• [Data provided]
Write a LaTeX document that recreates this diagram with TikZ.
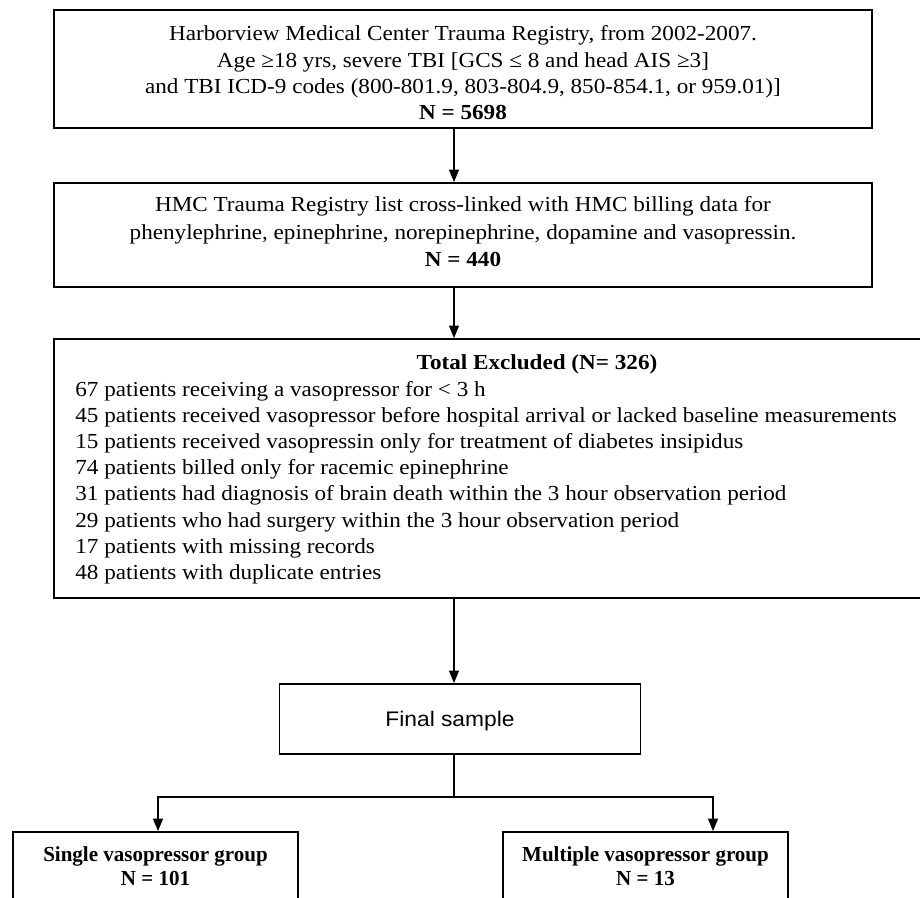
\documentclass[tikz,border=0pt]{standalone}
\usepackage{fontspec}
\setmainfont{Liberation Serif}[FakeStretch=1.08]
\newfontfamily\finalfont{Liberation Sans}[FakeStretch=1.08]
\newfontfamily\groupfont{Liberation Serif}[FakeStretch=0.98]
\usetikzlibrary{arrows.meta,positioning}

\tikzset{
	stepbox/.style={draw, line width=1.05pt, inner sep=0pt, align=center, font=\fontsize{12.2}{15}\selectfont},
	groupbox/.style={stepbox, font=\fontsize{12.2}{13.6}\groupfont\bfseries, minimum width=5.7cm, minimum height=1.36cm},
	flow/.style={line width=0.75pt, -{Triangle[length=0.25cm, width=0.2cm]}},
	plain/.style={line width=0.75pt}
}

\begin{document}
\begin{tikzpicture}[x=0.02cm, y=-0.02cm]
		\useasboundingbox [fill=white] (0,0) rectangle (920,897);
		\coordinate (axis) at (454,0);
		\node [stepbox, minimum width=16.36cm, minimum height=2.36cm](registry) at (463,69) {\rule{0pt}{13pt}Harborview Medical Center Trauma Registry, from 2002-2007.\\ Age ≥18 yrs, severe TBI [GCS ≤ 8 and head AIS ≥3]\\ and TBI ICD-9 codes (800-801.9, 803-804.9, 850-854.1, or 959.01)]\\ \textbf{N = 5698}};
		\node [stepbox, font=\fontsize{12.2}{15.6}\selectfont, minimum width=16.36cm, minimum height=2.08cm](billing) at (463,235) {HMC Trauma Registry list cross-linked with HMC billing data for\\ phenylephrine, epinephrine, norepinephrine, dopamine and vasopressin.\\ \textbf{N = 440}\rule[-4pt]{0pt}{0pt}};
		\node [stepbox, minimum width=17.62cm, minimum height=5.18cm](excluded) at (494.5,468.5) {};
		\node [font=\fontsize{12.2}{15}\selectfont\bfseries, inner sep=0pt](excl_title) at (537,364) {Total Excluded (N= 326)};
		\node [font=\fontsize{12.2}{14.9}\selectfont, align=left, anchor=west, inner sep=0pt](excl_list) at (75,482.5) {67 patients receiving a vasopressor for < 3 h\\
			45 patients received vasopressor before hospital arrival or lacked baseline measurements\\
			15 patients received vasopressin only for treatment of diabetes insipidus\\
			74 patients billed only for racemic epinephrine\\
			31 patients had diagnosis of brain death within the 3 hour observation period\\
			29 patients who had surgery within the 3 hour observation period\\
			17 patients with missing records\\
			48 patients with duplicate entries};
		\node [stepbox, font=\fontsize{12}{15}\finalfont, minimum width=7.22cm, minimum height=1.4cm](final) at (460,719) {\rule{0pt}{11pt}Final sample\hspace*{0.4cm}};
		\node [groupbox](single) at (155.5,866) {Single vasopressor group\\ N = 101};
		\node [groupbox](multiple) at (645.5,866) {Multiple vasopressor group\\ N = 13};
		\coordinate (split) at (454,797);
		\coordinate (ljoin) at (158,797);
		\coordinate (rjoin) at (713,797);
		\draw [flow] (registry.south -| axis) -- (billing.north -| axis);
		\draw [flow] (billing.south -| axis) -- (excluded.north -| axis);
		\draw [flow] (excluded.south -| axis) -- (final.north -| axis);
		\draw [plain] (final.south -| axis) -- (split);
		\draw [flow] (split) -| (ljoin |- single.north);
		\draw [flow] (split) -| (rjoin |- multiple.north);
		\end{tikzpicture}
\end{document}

• [Task directions]
Copy the material exactly. Do not include the pictures.

• [Finished exercise]
Write a LaTeX document that recreates this diagram with TikZ.
\documentclass[tikz,border=0pt]{standalone}
\usepackage{fontspec}
\setmainfont{Liberation Serif}[FakeStretch=1.08]
\newfontfamily\finalfont{Liberation Sans}[FakeStretch=1.08]
\newfontfamily\groupfont{Liberation Serif}[FakeStretch=0.98]
\usetikzlibrary{arrows.meta,positioning}

\tikzset{
	stepbox/.style={draw, line width=1.05pt, inner sep=0pt, align=center, font=\fontsize{12.2}{15}\selectfont},
	groupbox/.style={stepbox, font=\fontsize{12.2}{13.6}\groupfont\bfseries, minimum width=5.7cm, minimum height=1.36cm},
	flow/.style={line width=0.75pt, -{Triangle[length=0.25cm, width=0.2cm]}},
	plain/.style={line width=0.75pt}
}

\begin{document}
\begin{tikzpicture}[x=0.02cm, y=-0.02cm]
		\useasboundingbox [fill=white] (0,0) rectangle (920,897);
		\coordinate (axis) at (454,0);
		\node [stepbox, minimum width=16.36cm, minimum height=2.36cm](registry) at (463,69) {\rule{0pt}{13pt}Harborview Medical Center Trauma Registry, from 2002-2007.\\ Age ≥18 yrs, severe TBI [GCS ≤ 8 and head AIS ≥3]\\ and TBI ICD-9 codes (800-801.9, 803-804.9, 850-854.1, or 959.01)]\\ \textbf{N = 5698}};
		\node [stepbox, font=\fontsize{12.2}{15.6}\selectfont, minimum width=16.36cm, minimum height=2.08cm](billing) at (463,235) {HMC Trauma Registry list cross-linked with HMC billing data for\\ phenylephrine, epinephrine, norepinephrine, dopamine and vasopressin.\\ \textbf{N = 440}\rule[-4pt]{0pt}{0pt}};
		\node [stepbox, minimum width=17.62cm, minimum height=5.18cm](excluded) at (494.5,468.5) {};
		\node [font=\fontsize{12.2}{15}\selectfont\bfseries, inner sep=0pt](excl_title) at (537,364) {Total Excluded (N= 326)};
		\node [font=\fontsize{12.2}{14.9}\selectfont, align=left, anchor=west, inner sep=0pt](excl_list) at (75,482.5) {67 patients receiving a vasopressor for < 3 h\\
			45 patients received vasopressor before hospital arrival or lacked baseline measurements\\
			15 patients received vasopressin only for treatment of diabetes insipidus\\
			74 patients billed only for racemic epinephrine\\
			31 patients had diagnosis of brain death within the 3 hour observation period\\
			29 patients who had surgery within the 3 hour observation period\\
			17 patients with missing records\\
			48 patients with duplicate entries};
		\node [stepbox, font=\fontsize{12}{15}\finalfont, minimum width=7.22cm, minimum height=1.4cm](final) at (460,719) {\rule{0pt}{11pt}Final sample\hspace*{0.4cm}};
		\node [groupbox](single) at (155.5,866) {Single vasopressor group\\ N = 101};
		\node [groupbox](multiple) at (645.5,866) {Multiple vasopressor group\\ N = 13};
		\coordinate (split) at (454,797);
		\coordinate (ljoin) at (158,797);
		\coordinate (rjoin) at (713,797);
		\draw [flow] (registry.south -| axis) -- (billing.north -| axis);
		\draw [flow] (billing.south -| axis) -- (excluded.north -| axis);
		\draw [flow] (excluded.south -| axis) -- (final.north -| axis);
		\draw [plain] (final.south -| axis) -- (split);
		\draw [flow] (split) -| (ljoin |- single.north);
		\draw [flow] (split) -| (rjoin |- multiple.north);
		\end{tikzpicture}
\end{document}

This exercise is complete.